From the day Google first launched a Microsoft Office challenger, there has been a never-ending parade of work-arounds, plug-ins, third-party products and user hacks involving converting files back-and-forth from Office word to Google docs, and back again; across various versions of browsers and operating systems.
These have never been really-great features, they’ve merely been reminders of how dominant Microsoft Office is.
Without such features, enterprise and small business customers–even if they spend lots of money licensing Google Apps–will always have employees insisting on purchasing additional licenses of Microsoft Office in order to have the ability to collaborate with Microsoft-Office-users at suppliers, service suppliers and customers.
So long hacks, hello features:
Google now offers the ability to open and edit Office files using the Chrome web browser, a Chromebook, or using the Docs, Sheets, and Slides apps on a mobile device (i.e., an Android tablet). The ability to edit Office files is called Office Compatibility Mode (OCM) the way to access it is by clicking on the pencil icon . To enable this feature, users of the Chrome Browser must be using the “New Google Drive” version and download the “ExtensionOffice Editing for Docs, Sheets & Slides” extension.
This extension allows you to edit Office files in Office Compatibility Mode (OCM) from a number of different place:
- From the new Drive: Simply double-click on any Office file and begin editing in OCM.
- From your local storage: Open any locally stored Office files and begin editing right in OCM.
- From Gmail (see above): When viewing a preview of an Office attachment, click Open in Docs (or Sheets/Slides) to start editing in OCM.
- On a Mac or PC, open the file by clicking File > Open file in the menu of your Chrome browser or simply drag and drop a file from your desktop into a Chrome browser window.
- On a Chromebook, open Files.app and double-click the file you’d like to edit.
- From a Docs, Sheets & Slides home screen: Simply click on any Office file to begin editing in OCM.
- From third-party websites: With the Chrome extension installed, clicking to open a Office file on any webpage will open the file in a new tab for editing.
Note: Formats supported: .doc, .docx, .xls, .xlsx, .ppt, and .pptx files.
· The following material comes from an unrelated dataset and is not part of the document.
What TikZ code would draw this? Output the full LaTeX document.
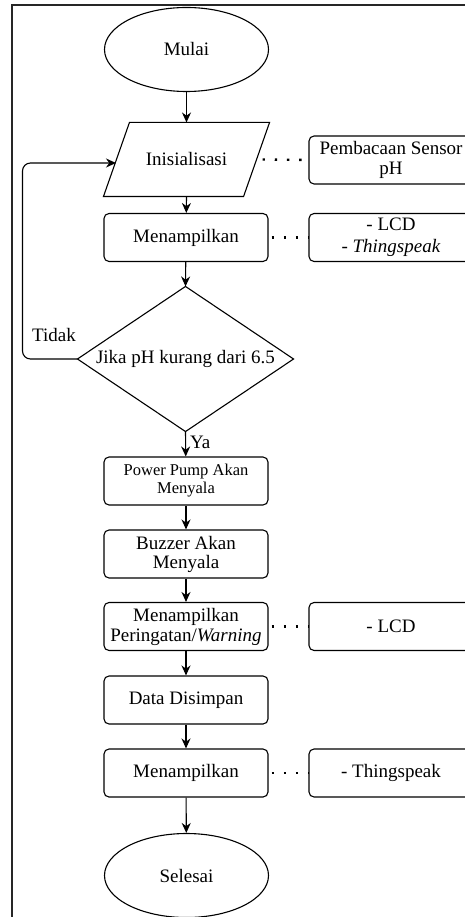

Save Office files to the 2007 version of Office or later. When trying to edit files created with Office 2003 (or older), you’ll be prompted to upgrade these documents to a more recent version of Office before editing or saving further changes. Avoid corrupted or password-protected files.
Google Gets Serious with Resellers
In addition to the new features Google is adding to make Apps work more friendly with Word documents, the Wall Street Journal is reporting that Google is unveiling a new pricing structure that will be more friendly to the key player in the distribution chain of software for small businesses and smaller enterprises: the Reseller.
“Google will increase these commissions for top-performing resellers to encourage them to sign up more corporate customers, help employees use the software, and fix technical problems…”
The ability to work seamlessly with the Microsoft Office world and to have support from your current tech reseller indicates that Google, a company that has been successful in generating advertising revenue from small businesses, but few other products in a sizable way, has accepted the rulebook established by Microsoft. For small businesses, this type of competition is good.